**AIM OF THE EXERCISE:** Retype word for word the first line of the listing and each line after it up to the line with "XAxis, YAxis, ReferenceLine", with the pictures taken out.

######

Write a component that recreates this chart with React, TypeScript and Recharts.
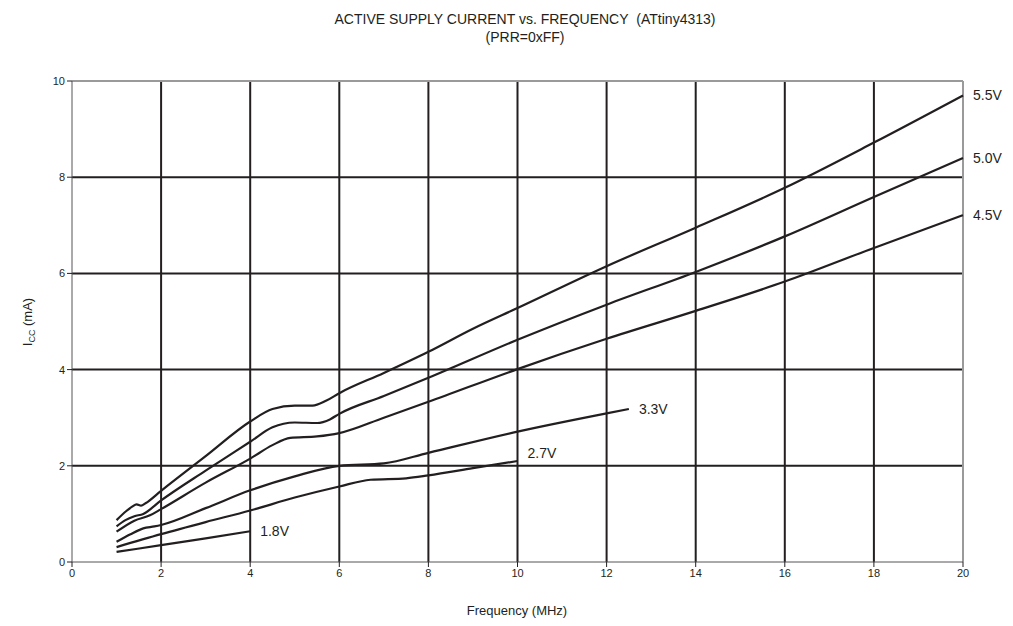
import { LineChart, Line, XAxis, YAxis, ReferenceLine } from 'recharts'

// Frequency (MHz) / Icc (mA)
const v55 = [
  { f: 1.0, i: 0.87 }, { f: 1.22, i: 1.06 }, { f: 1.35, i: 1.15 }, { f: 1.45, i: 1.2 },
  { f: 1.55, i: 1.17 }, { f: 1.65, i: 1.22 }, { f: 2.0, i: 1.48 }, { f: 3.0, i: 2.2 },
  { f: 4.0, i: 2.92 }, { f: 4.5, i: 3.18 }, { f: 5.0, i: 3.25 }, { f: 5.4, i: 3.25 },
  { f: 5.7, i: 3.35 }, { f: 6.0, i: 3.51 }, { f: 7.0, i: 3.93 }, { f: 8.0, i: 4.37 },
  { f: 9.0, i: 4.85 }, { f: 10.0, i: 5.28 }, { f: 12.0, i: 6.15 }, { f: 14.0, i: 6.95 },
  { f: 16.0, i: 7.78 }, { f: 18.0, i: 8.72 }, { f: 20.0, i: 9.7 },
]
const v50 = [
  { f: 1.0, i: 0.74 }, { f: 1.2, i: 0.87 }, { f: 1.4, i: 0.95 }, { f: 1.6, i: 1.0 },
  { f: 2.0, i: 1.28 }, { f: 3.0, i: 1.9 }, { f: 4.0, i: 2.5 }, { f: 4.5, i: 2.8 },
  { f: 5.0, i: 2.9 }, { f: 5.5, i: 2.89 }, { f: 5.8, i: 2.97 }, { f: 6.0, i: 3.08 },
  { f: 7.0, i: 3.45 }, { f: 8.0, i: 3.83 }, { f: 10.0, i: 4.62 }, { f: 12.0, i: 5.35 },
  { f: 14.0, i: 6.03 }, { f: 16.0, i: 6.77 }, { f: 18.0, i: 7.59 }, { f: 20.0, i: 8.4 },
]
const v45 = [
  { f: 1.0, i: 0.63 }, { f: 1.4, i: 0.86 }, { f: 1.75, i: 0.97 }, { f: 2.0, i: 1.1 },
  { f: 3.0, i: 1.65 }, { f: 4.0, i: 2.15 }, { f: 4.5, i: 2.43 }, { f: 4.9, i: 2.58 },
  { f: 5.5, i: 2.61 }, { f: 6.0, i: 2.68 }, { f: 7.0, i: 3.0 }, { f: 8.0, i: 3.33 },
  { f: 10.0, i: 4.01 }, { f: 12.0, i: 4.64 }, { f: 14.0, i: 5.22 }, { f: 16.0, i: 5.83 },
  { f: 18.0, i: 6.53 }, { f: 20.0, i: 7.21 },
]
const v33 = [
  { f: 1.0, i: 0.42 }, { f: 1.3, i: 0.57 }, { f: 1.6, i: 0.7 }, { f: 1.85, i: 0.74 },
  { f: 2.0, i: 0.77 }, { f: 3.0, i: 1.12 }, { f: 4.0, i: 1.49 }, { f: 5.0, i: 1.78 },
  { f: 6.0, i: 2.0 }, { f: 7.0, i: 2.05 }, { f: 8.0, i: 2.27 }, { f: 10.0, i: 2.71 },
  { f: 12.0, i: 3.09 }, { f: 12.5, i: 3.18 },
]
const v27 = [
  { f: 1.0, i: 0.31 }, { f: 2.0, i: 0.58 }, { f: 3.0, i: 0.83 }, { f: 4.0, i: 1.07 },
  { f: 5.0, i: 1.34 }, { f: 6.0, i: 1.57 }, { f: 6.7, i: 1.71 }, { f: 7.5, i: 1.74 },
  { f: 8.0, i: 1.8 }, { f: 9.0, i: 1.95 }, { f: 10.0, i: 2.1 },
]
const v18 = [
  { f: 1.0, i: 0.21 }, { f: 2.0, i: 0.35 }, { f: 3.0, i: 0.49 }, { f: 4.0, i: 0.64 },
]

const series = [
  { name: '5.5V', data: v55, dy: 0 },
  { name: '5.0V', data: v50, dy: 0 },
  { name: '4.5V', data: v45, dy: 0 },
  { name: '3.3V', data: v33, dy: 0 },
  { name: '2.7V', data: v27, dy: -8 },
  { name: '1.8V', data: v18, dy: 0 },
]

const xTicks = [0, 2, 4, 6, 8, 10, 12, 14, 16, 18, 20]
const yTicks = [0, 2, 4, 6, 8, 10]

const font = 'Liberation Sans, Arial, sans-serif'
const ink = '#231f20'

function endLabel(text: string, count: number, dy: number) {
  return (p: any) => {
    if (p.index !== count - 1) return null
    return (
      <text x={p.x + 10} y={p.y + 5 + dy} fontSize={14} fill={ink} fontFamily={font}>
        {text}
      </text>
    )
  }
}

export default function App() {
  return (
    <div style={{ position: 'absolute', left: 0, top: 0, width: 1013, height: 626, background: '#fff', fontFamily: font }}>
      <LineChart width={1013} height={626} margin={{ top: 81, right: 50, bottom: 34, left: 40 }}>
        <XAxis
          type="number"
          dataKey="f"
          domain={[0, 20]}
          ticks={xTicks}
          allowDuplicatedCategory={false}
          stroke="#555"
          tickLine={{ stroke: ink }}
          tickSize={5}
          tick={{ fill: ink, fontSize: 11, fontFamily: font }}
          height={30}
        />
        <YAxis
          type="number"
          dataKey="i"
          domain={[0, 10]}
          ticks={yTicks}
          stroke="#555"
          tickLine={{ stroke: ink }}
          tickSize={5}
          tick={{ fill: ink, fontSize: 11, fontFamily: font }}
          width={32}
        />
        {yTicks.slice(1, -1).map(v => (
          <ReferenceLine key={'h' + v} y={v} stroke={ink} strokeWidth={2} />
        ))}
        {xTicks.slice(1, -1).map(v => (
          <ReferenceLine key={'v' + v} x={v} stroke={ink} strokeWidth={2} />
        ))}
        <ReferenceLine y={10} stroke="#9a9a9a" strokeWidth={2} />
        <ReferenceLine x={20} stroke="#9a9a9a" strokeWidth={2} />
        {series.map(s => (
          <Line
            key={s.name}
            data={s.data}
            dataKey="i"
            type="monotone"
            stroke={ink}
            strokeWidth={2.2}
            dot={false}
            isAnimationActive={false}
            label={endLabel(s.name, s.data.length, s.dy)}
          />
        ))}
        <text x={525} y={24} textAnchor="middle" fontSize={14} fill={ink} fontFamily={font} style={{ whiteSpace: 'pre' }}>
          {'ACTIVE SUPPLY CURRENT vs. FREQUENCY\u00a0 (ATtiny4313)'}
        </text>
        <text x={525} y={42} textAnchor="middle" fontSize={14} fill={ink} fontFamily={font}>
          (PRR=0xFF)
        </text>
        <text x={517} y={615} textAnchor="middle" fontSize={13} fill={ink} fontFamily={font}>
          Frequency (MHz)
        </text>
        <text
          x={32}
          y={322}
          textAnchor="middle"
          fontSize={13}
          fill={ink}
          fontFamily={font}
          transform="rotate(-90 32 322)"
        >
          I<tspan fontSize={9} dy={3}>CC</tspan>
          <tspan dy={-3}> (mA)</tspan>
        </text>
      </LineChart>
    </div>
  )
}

######

**TASK ANSWER:**
Write a component that recreates this chart with React, TypeScript and Recharts.
import { LineChart, Line, XAxis, YAxis, ReferenceLine } from 'recharts'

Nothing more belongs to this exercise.